I have used SVM for finding relevant results, denoting relevant results by class 1 and irrelevant results as class 0.

SVM gives a probability of the label assigned. Can I rank the results of class 1, by that probability to state that more relevant results are above the lesser relevant results?

Yes. In fact you don't even need to use probability estimates for that, you can use the SVM's decision values directly (signed distance to the separating hyperplane).

When predicting a test instance $\mathbf{z}$ with an SVM, the following decision value is generated: \begin{align} f(\mathbf{z}) &= \mathbf{w}^T\phi(\mathbf{z}) + b, \\ &= \sum_{i\in SV} \alpha_i y_i \kappa(\mathbf{x}_i,\mathbf{z}) + b. \end{align} This is a real value, e.g. $f(\cdot):\mathbb{R}^d \mapsto \mathbb{R}$. To obtain binary labels at the default threshold, the sign of this number is taken, e.g. $\hat{y}(\mathbf{z}) = \text{sign}(f(\mathbf{z}))$.

Most SVM software allows you to obtain $f(\mathbf{z})$ directly, without any extra work since this is done under the hood anyway.

Some software can additionally yield probability estimates, typically via Platt scaling.
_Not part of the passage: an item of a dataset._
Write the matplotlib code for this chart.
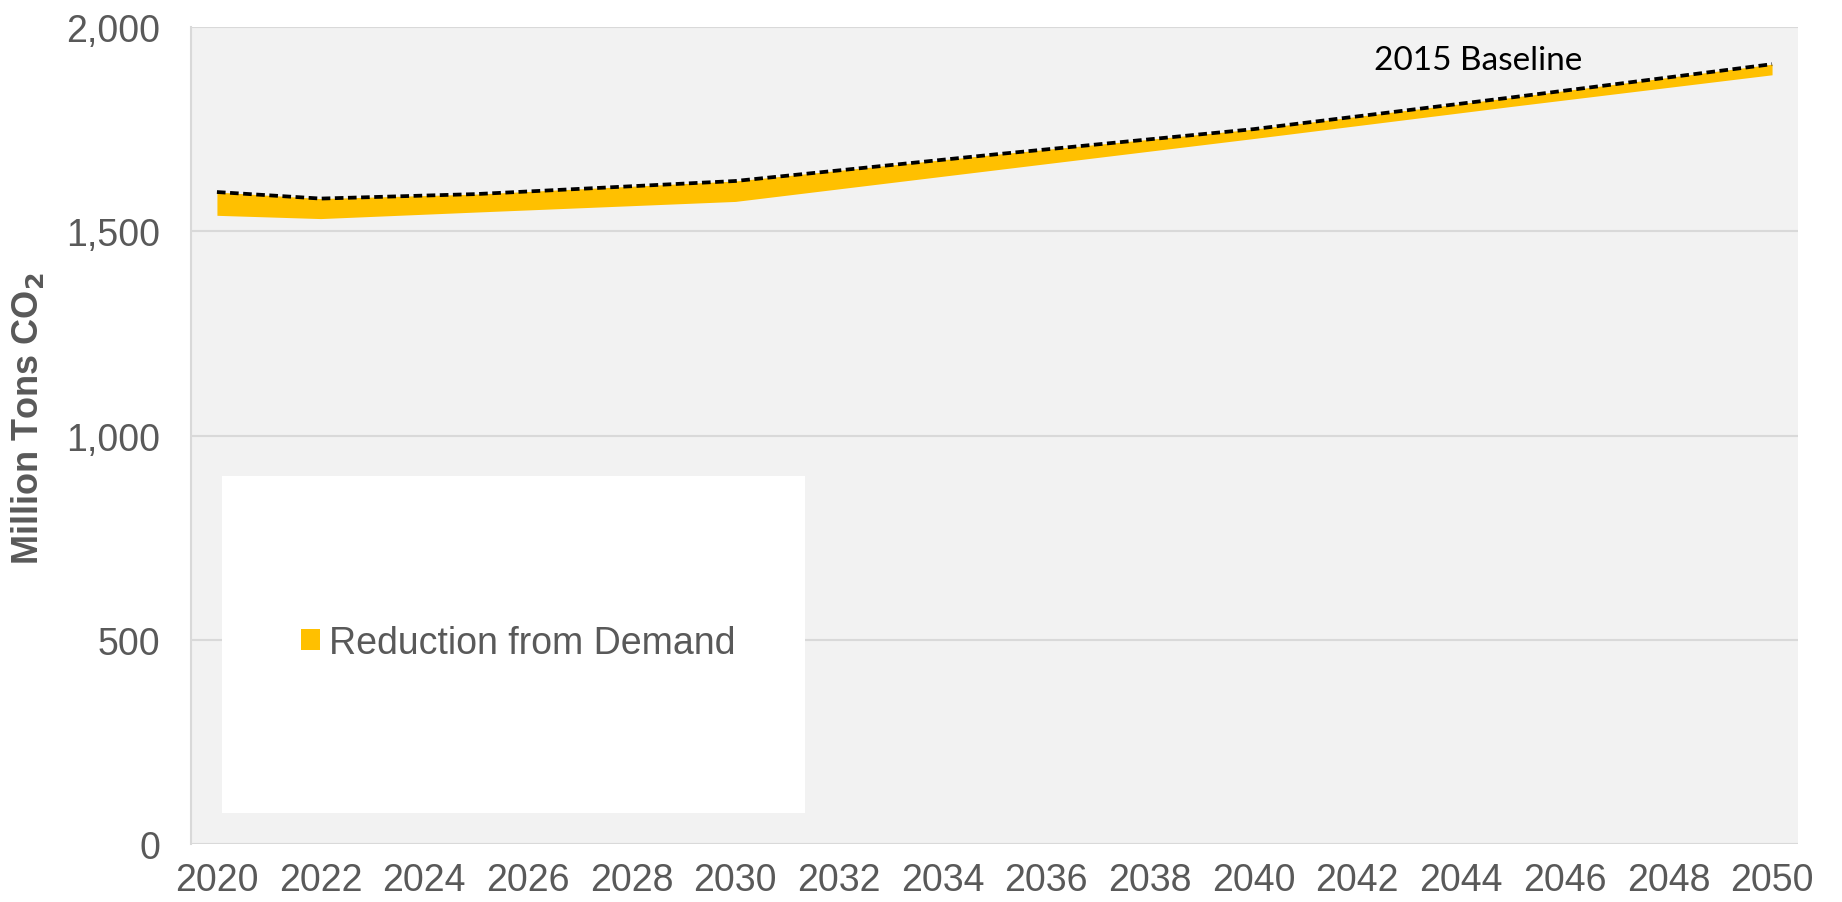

Obtaining probabilities is basically a matter of scaling $\mathbb{R}$ to $[0,1]$, for instance by running it through the logistic function with some scaling. Crucial here is that this is a monotonic transformation, e.g. this does not affect a ranking.

• Please explain what is decision value? I am getting only these two things as result SVM_LABEL and SVM_PROB. – Bit Manipulator Jan 20 '15 at 11:12

As Marc Claesen stated, SVM is classifier which produces class labels directly. In fact one needs to have special methods if one wants to recover estimated class probabilities from the class labels.